→ **What to produce**: Leave out the pictures and repeat the rest of the material exactly.

** Begin Source data **

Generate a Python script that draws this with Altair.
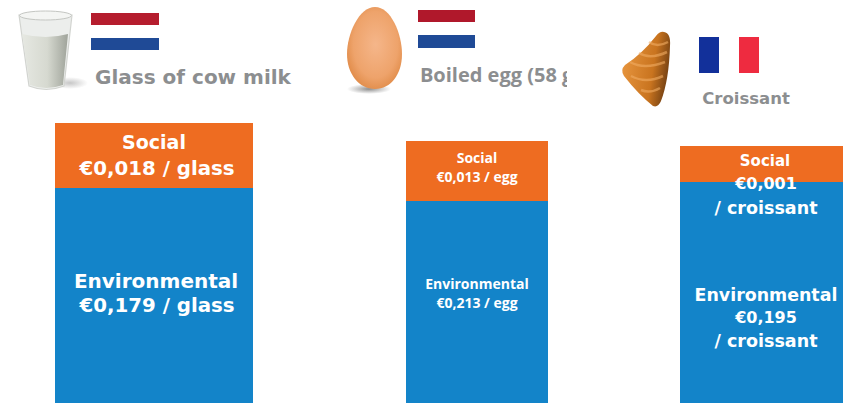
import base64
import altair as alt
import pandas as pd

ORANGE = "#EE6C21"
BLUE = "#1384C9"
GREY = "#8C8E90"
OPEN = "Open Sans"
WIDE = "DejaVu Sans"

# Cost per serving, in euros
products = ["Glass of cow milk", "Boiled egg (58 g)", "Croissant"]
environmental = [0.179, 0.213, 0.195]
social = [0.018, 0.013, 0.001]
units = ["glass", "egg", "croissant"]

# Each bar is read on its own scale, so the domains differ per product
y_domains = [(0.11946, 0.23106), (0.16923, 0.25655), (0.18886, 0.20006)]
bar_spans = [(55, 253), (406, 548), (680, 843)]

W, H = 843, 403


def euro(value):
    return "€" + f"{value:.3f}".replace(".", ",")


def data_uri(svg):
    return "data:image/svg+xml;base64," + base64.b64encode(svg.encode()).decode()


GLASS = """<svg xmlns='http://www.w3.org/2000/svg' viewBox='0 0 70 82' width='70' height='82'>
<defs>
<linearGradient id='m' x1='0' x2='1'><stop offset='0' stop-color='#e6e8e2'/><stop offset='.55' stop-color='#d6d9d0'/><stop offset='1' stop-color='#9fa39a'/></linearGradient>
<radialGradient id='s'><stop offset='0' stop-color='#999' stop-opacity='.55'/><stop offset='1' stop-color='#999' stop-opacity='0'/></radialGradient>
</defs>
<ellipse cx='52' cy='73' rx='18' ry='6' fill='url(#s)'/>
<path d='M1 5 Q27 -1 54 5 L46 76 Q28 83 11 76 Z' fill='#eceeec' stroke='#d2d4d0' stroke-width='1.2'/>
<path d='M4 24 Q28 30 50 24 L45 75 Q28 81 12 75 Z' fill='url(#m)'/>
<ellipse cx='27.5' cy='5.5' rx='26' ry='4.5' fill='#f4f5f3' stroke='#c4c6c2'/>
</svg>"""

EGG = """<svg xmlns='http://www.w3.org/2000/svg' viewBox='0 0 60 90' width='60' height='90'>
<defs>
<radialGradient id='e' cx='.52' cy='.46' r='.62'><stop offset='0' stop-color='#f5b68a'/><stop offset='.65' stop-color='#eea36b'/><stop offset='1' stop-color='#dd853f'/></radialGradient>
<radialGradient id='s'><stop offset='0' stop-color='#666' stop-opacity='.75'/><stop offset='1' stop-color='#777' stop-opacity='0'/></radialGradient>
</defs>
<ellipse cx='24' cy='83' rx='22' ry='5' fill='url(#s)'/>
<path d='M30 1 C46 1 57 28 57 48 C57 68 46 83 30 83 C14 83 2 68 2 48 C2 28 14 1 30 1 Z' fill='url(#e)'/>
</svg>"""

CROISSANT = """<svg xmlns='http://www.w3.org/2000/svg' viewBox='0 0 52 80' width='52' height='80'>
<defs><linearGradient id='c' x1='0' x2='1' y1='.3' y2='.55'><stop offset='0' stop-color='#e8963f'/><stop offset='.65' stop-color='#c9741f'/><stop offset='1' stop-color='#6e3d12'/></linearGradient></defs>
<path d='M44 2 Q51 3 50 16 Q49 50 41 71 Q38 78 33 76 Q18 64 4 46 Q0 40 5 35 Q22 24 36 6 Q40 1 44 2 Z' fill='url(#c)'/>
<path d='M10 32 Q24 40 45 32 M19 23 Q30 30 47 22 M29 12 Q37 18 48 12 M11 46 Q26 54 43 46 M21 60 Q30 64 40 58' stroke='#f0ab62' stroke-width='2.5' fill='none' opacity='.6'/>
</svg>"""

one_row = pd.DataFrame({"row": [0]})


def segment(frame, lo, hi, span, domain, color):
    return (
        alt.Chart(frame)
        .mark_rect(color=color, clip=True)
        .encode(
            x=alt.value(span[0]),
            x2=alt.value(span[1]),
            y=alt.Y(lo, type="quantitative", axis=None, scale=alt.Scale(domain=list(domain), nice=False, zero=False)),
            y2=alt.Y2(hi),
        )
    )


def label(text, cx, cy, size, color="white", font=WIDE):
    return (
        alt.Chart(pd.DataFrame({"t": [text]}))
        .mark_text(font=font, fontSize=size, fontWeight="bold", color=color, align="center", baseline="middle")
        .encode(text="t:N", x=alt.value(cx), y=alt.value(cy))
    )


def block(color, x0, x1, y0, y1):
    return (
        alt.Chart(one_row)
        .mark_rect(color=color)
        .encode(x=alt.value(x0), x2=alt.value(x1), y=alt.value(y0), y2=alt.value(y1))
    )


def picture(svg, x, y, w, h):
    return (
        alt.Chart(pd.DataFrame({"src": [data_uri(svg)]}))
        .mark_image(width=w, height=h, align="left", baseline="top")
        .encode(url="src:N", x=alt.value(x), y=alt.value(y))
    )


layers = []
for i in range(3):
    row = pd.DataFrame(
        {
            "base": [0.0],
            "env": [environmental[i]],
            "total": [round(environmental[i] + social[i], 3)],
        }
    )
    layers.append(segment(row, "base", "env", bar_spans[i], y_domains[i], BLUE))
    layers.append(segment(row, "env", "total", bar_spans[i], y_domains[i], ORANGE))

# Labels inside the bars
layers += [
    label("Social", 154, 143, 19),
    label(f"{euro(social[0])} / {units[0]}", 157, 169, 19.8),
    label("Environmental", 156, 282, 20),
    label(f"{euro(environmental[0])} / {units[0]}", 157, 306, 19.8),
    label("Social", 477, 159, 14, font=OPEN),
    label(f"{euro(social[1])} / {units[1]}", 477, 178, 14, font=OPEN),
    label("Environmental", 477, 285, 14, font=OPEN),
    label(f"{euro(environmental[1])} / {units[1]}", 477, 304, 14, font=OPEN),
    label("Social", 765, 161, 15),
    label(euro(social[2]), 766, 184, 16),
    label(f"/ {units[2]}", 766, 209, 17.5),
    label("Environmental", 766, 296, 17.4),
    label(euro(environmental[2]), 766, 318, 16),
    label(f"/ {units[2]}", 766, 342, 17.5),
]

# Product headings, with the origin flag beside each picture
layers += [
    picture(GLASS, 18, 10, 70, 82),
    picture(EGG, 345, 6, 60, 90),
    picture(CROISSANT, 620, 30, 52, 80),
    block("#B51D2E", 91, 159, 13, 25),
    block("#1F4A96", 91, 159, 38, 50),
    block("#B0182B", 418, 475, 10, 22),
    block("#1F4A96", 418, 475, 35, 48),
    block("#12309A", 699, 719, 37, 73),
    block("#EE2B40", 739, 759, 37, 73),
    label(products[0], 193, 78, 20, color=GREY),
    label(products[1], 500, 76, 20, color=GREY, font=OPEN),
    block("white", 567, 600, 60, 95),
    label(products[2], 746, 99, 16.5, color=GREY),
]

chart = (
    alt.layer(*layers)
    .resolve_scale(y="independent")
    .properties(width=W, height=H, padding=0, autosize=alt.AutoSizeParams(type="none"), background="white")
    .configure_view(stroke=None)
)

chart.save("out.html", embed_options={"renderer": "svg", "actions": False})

** End Source data **

→ **Response below**:
Generate a Python script that draws this with Altair.
import base64
import altair as alt
import pandas as pd

ORANGE = "#EE6C21"
BLUE = "#1384C9"
GREY = "#8C8E90"
OPEN = "Open Sans"
WIDE = "DejaVu Sans"

# Cost per serving, in euros
products = ["Glass of cow milk", "Boiled egg (58 g)", "Croissant"]
environmental = [0.179, 0.213, 0.195]
social = [0.018, 0.013, 0.001]
units = ["glass", "egg", "croissant"]

# Each bar is read on its own scale, so the domains differ per product
y_domains = [(0.11946, 0.23106), (0.16923, 0.25655), (0.18886, 0.20006)]
bar_spans = [(55, 253), (406, 548), (680, 843)]

W, H = 843, 403


def euro(value):
    return "€" + f"{value:.3f}".replace(".", ",")


def data_uri(svg):
    return "data:image/svg+xml;base64," + base64.b64encode(svg.encode()).decode()


GLASS = """<svg xmlns='http://www.w3.org/2000/svg' viewBox='0 0 70 82' width='70' height='82'>
<defs>
<linearGradient id='m' x1='0' x2='1'><stop offset='0' stop-color='#e6e8e2'/><stop offset='.55' stop-color='#d6d9d0'/><stop offset='1' stop-color='#9fa39a'/></linearGradient>
<radialGradient id='s'><stop offset='0' stop-color='#999' stop-opacity='.55'/><stop offset='1' stop-color='#999' stop-opacity='0'/></radialGradient>
</defs>
<ellipse cx='52' cy='73' rx='18' ry='6' fill='url(#s)'/>
<path d='M1 5 Q27 -1 54 5 L46 76 Q28 83 11 76 Z' fill='#eceeec' stroke='#d2d4d0' stroke-width='1.2'/>
<path d='M4 24 Q28 30 50 24 L45 75 Q28 81 12 75 Z' fill='url(#m)'/>
<ellipse cx='27.5' cy='5.5' rx='26' ry='4.5' fill='#f4f5f3' stroke='#c4c6c2'/>
</svg>"""

EGG = """<svg xmlns='http://www.w3.org/2000/svg' viewBox='0 0 60 90' width='60' height='90'>
<defs>
<radialGradient id='e' cx='.52' cy='.46' r='.62'><stop offset='0' stop-color='#f5b68a'/><stop offset='.65' stop-color='#eea36b'/><stop offset='1' stop-color='#dd853f'/></radialGradient>
<radialGradient id='s'><stop offset='0' stop-color='#666' stop-opacity='.75'/><stop offset='1' stop-color='#777' stop-opacity='0'/></radialGradient>
</defs>
<ellipse cx='24' cy='83' rx='22' ry='5' fill='url(#s)'/>
<path d='M30 1 C46 1 57 28 57 48 C57 68 46 83 30 83 C14 83 2 68 2 48 C2 28 14 1 30 1 Z' fill='url(#e)'/>
</svg>"""

CROISSANT = """<svg xmlns='http://www.w3.org/2000/svg' viewBox='0 0 52 80' width='52' height='80'>
<defs><linearGradient id='c' x1='0' x2='1' y1='.3' y2='.55'><stop offset='0' stop-color='#e8963f'/><stop offset='.65' stop-color='#c9741f'/><stop offset='1' stop-color='#6e3d12'/></linearGradient></defs>
<path d='M44 2 Q51 3 50 16 Q49 50 41 71 Q38 78 33 76 Q18 64 4 46 Q0 40 5 35 Q22 24 36 6 Q40 1 44 2 Z' fill='url(#c)'/>
<path d='M10 32 Q24 40 45 32 M19 23 Q30 30 47 22 M29 12 Q37 18 48 12 M11 46 Q26 54 43 46 M21 60 Q30 64 40 58' stroke='#f0ab62' stroke-width='2.5' fill='none' opacity='.6'/>
</svg>"""

one_row = pd.DataFrame({"row": [0]})


def segment(frame, lo, hi, span, domain, color):
    return (
        alt.Chart(frame)
        .mark_rect(color=color, clip=True)
        .encode(
            x=alt.value(span[0]),
            x2=alt.value(span[1]),
            y=alt.Y(lo, type="quantitative", axis=None, scale=alt.Scale(domain=list(domain), nice=False, zero=False)),
            y2=alt.Y2(hi),
        )
    )


def label(text, cx, cy, size, color="white", font=WIDE):
    return (
        alt.Chart(pd.DataFrame({"t": [text]}))
        .mark_text(font=font, fontSize=size, fontWeight="bold", color=color, align="center", baseline="middle")
        .encode(text="t:N", x=alt.value(cx), y=alt.value(cy))
    )


def block(color, x0, x1, y0, y1):
    return (
        alt.Chart(one_row)
        .mark_rect(color=color)
        .encode(x=alt.value(x0), x2=alt.value(x1), y=alt.value(y0), y2=alt.value(y1))
    )


def picture(svg, x, y, w, h):
    return (
        alt.Chart(pd.DataFrame({"src": [data_uri(svg)]}))
        .mark_image(width=w, height=h, align="left", baseline="top")
        .encode(url="src:N", x=alt.value(x), y=alt.value(y))
    )


layers = []
for i in range(3):
    row = pd.DataFrame(
        {
            "base": [0.0],
            "env": [environmental[i]],
            "total": [round(environmental[i] + social[i], 3)],
        }
    )
    layers.append(segment(row, "base", "env", bar_spans[i], y_domains[i], BLUE))
    layers.append(segment(row, "env", "total", bar_spans[i], y_domains[i], ORANGE))

# Labels inside the bars
layers += [
    label("Social", 154, 143, 19),
    label(f"{euro(social[0])} / {units[0]}", 157, 169, 19.8),
    label("Environmental", 156, 282, 20),
    label(f"{euro(environmental[0])} / {units[0]}", 157, 306, 19.8),
    label("Social", 477, 159, 14, font=OPEN),
    label(f"{euro(social[1])} / {units[1]}", 477, 178, 14, font=OPEN),
    label("Environmental", 477, 285, 14, font=OPEN),
    label(f"{euro(environmental[1])} / {units[1]}", 477, 304, 14, font=OPEN),
    label("Social", 765, 161, 15),
    label(euro(social[2]), 766, 184, 16),
    label(f"/ {units[2]}", 766, 209, 17.5),
    label("Environmental", 766, 296, 17.4),
    label(euro(environmental[2]), 766, 318, 16),
    label(f"/ {units[2]}", 766, 342, 17.5),
]

# Product headings, with the origin flag beside each picture
layers += [
    picture(GLASS, 18, 10, 70, 82),
    picture(EGG, 345, 6, 60, 90),
    picture(CROISSANT, 620, 30, 52, 80),
    block("#B51D2E", 91, 159, 13, 25),
    block("#1F4A96", 91, 159, 38, 50),
    block("#B0182B", 418, 475, 10, 22),
    block("#1F4A96", 418, 475, 35, 48),
    block("#12309A", 699, 719, 37, 73),
    block("#EE2B40", 739, 759, 37, 73),
    label(products[0], 193, 78, 20, color=GREY),
    label(products[1], 500, 76, 20, color=GREY, font=OPEN),
    block("white", 567, 600, 60, 95),
    label(products[2], 746, 99, 16.5, color=GREY),
]

chart = (
    alt.layer(*layers)
    .resolve_scale(y="independent")
    .properties(width=W, height=H, padding=0, autosize=alt.AutoSizeParams(type="none"), background="white")
    .configure_view(stroke=None)
)

chart.save("out.html", embed_options={"renderer": "svg", "actions": False})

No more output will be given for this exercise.